Remember that setting symbolic modes with chmod can be very tricky. See the following examples that simply differ on the order of lowercase and uppercase X, i.e. u=X,g=X,o=x (o=lowercase x) vs. u=x,g=X,o=X (u=lowercase x) which results in 001 ---------x vs. 111 ---x--x--x:

$ sudo chmod -R 000 path/to/file; \
  sudo chmod -R u=X,g=X,o=x path/to/file; \
  sudo find path/to/file -printf ""%03m" "%M" "%p\\n"";

001 ---------x path/to/file

$ sudo chmod -R 000 path/to/file; \
  sudo chmod -R u=x,g=X,o=X path/to/file; \
  sudo find path/to/file -printf ""%03m" "%M" "%p\\n"";

111 ---x--x--x path/to/file

This is due to the fact that the perms are processed first for u, then for g and last for o. In the first example X won't apply for files because there is no x perm. In the second case X will apply for files after u=x has been set, thus setting both g=x and o=x

1

This worked for me:

- file:
    path: dir
    mode: a-x
    recurse: yes
- file:
    path: dir
    mode: u=rwX,g=rX,o=rX
    recurse: yes

Remove execution permission first from all, otherwise group and others get execution permission to files.

See chmod man pages about X-directive:

execute/search only if the file is a directory or already has execute permission for some user (X)

Also this works:

- shell: "chmod -R a-x,u=rwX,g=rX,o=rX dir"

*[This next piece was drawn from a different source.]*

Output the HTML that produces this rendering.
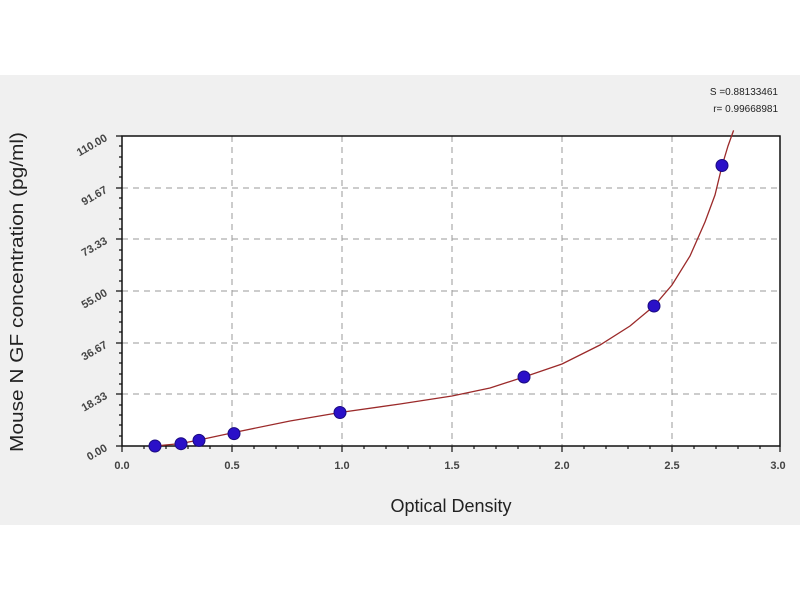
<!DOCTYPE html>
<html><head><meta charset="utf-8"><style>body{margin:0;background:#fff}svg{display:block}</style></head><body>
<svg width="800" height="600" xmlns="http://www.w3.org/2000/svg" font-family="Liberation Sans, sans-serif">
<rect x="0" y="0" width="800" height="600" fill="#fff"/>
<rect x="0" y="75" width="800" height="450" fill="#f0f0f0"/>
<rect x="122" y="136" width="658" height="310" fill="#fff"/>
<g stroke="#999" stroke-dasharray="6,5" stroke-width="1">
<line x1="232" y1="136" x2="232" y2="446"/><line x1="342" y1="136" x2="342" y2="446"/>
<line x1="452" y1="136" x2="452" y2="446"/><line x1="562" y1="136" x2="562" y2="446"/>
<line x1="672" y1="136" x2="672" y2="446"/>
<line x1="122" y1="188" x2="780" y2="188"/><line x1="122" y1="239" x2="780" y2="239"/>
<line x1="122" y1="291" x2="780" y2="291"/><line x1="122" y1="343" x2="780" y2="343"/>
<line x1="122" y1="394" x2="780" y2="394"/>
</g>
<rect x="122" y="136" width="658" height="310" fill="none" stroke="#111" stroke-width="1.5"/>
<g stroke="#111" stroke-width="1.2">
<path d="M122 446v6M232 446v6M342 446v6M452 446v6M562 446v6M672 446v6M780 446v6"/>
<path d="M144 446v3M166 446v3M188 446v3M210 446v3M254 446v3M276 446v3M298 446v3M320 446v3M364 446v3M386 446v3M408 446v3M430 446v3M474 446v3M496 446v3M518 446v3M540 446v3M584 446v3M606 446v3M628 446v3M650 446v3M694 446v3M716 446v3M738 446v3M760 446v3"/>
<path d="M116 136h6M116 188h6M116 239h6M116 291h6M116 343h6M116 394h6M116 446h6"/>
<path d="M119 146h3M119 157h3M119 167h3M119 177h3M119 198h3M119 208h3M119 219h3M119 229h3M119 250h3M119 260h3M119 270h3M119 281h3M119 301h3M119 312h3M119 322h3M119 332h3M119 353h3M119 363h3M119 374h3M119 384h3M119 405h3M119 415h3M119 425h3M119 436h3"/>
</g>
<polyline fill="none" stroke="#9b2a2a" stroke-width="1.3" points="155,446 181,443.5 199,440 234,432.5 290,421 340,412.5 400,404 452,396 490,388 524,377 562,364 600,345 630,326 654,306 672,285 690,256 705,222 715,195 722,166 728,146 733.6,130.4"/>
<g fill="#2a10c8" stroke="#1a0a80" stroke-width="1">
<circle cx="155" cy="446" r="6"/><circle cx="181" cy="443.7" r="6"/><circle cx="199" cy="440.4" r="6"/>
<circle cx="234" cy="433.6" r="6"/><circle cx="340" cy="412.5" r="6"/><circle cx="524" cy="377" r="6"/>
<circle cx="654" cy="306" r="6"/><circle cx="722" cy="165.5" r="6"/>
</g>
<g font-size="11" font-weight="bold" fill="#444" text-anchor="middle">
<text x="122" y="469">0.0</text><text x="232" y="469">0.5</text><text x="342" y="469">1.0</text>
<text x="452" y="469">1.5</text><text x="562" y="469">2.0</text><text x="672" y="469">2.5</text><text x="778" y="469">3.0</text>
</g>
<g font-size="11" font-weight="bold" fill="#444" text-anchor="end">
<text transform="translate(108,450) rotate(-30)">0.00</text>
<text transform="translate(108,398) rotate(-30)">18.33</text>
<text transform="translate(108,347) rotate(-30)">36.67</text>
<text transform="translate(108,295) rotate(-30)">55.00</text>
<text transform="translate(108,243) rotate(-30)">73.33</text>
<text transform="translate(108,192) rotate(-30)">91.67</text>
<text transform="translate(108,140) rotate(-30)">110.00</text>
</g>
<text x="451" y="512" font-size="18" text-anchor="middle" fill="#222">Optical Density</text>
<text transform="translate(23,292) rotate(-90)" font-size="18" text-anchor="middle" fill="#222" textLength="320" lengthAdjust="spacingAndGlyphs">Mouse N GF concentration (pg/ml)</text>
<text x="778" y="95" font-size="10" text-anchor="end" fill="#222">S =0.88133461</text>
<text x="778" y="112" font-size="10" text-anchor="end" fill="#222">r= 0.99668981</text>
</svg>
</body></html>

For some reason combination of these two does not work:

- file:
    path: dir
    mode: a-x,u=rwX,g=rX,o=rX
    recurse: yes
3
  • When you say it does not work - add any errors that you see in the question.
    – somename
    Feb 5, 2020 at 17:17
  • 1
    There is no errors. Files just get execution permissions when initial state is 777.
    – Jukka A
    Feb 6, 2020 at 7:19
  • @JukkaA is right. Both when he points to the symbolic mode X and when he mentions that combinated symbolic perms don't work in Ansible. Please see the explanations in my answer.